Blue Corn & Asparagus TacosAppetizer #1: Blue Corn & Asparagus Tacos. Griddled blue corn tacos filled with grilled asparagus, jack cheese & sun dried tomato pesto. Served with black eyed pea and corn salsa.  These tacos, which were really more like quesadillas, were outstanding.  I only ate one of the wedges, since they were quite cheesy and I try to avoid cheese and all other dairy products at all costs.  So my carnivorous friend finished off the Asparagus Tacos and I went to town on the other (vegan) appetizer:

Green Curry BBQ Summer Rolls

Green Curry BBQ Summer Rolls. Rice paper rolls filled with baby spinach, mango, Thai barbeque glazed vegetables, smoked red onion, fresh ginger & basil.
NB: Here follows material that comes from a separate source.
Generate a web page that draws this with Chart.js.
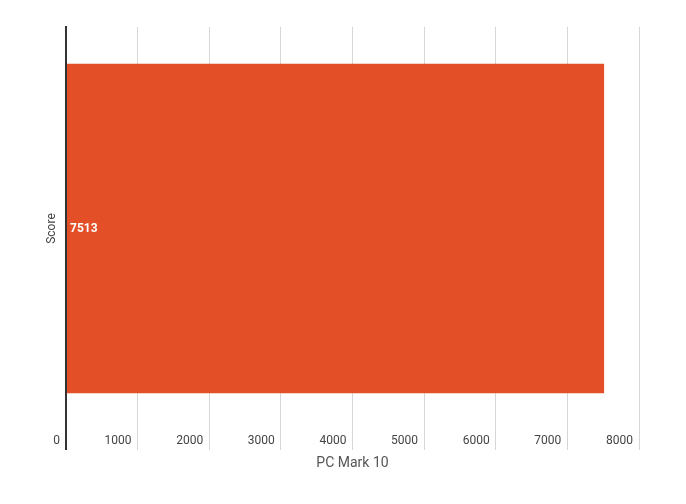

Served with soy syrup, dipping oils, and side of jicama slaw.  These were SO GOOD.  The Thai barbeque glaze was smoky and tangy, and there was some serious flavor going on in these little spring rolls.  I wasn’t crazy about the side salad – the salad/salsa accompanying the Blue Corns Tacos was way better, and luckily I was able to polish that off after I finished these spring rolls.  Why is it everyone I go out to eat with is such a light weight?

Blue Plate

My friend’s entree was the Blue Plate, which consisted of pine nut crusted, roasted garlic glazed portobello skewers, smoked sweet potato mash and a grilled avocado succotash salad.  I debated ordering this, but I’m glad I didn’t because the Blue Plate is a very meaty meal, great for someone who was wishing they could have ordered ribs instead.  In fact my friend said the mushroom skewers tasted just like “really good ribs” and that they were the best mushrooms he has ever had.

Cubano Supper

Now this entree was more my style: the Cubano Supper. Flaky plantain pastries stuffed with sunflower seed-smoked red pepper pesto, with a tower of yellow tomatoes & avocado corn salsa in the middle. Chipotle jicama slaw & mango-papaya relish surrounded the tomato mountain.  All I can say is wow.   There were so many different flavors and textures going on, each flavor complimenting the next so perfectly.  The plantain pastries (crispy on the outside, tender on the inside) were the perfect vehicles on which to pile the multiple sauces, relishes and salsas.  I wouldn’t change a single thing about this dish.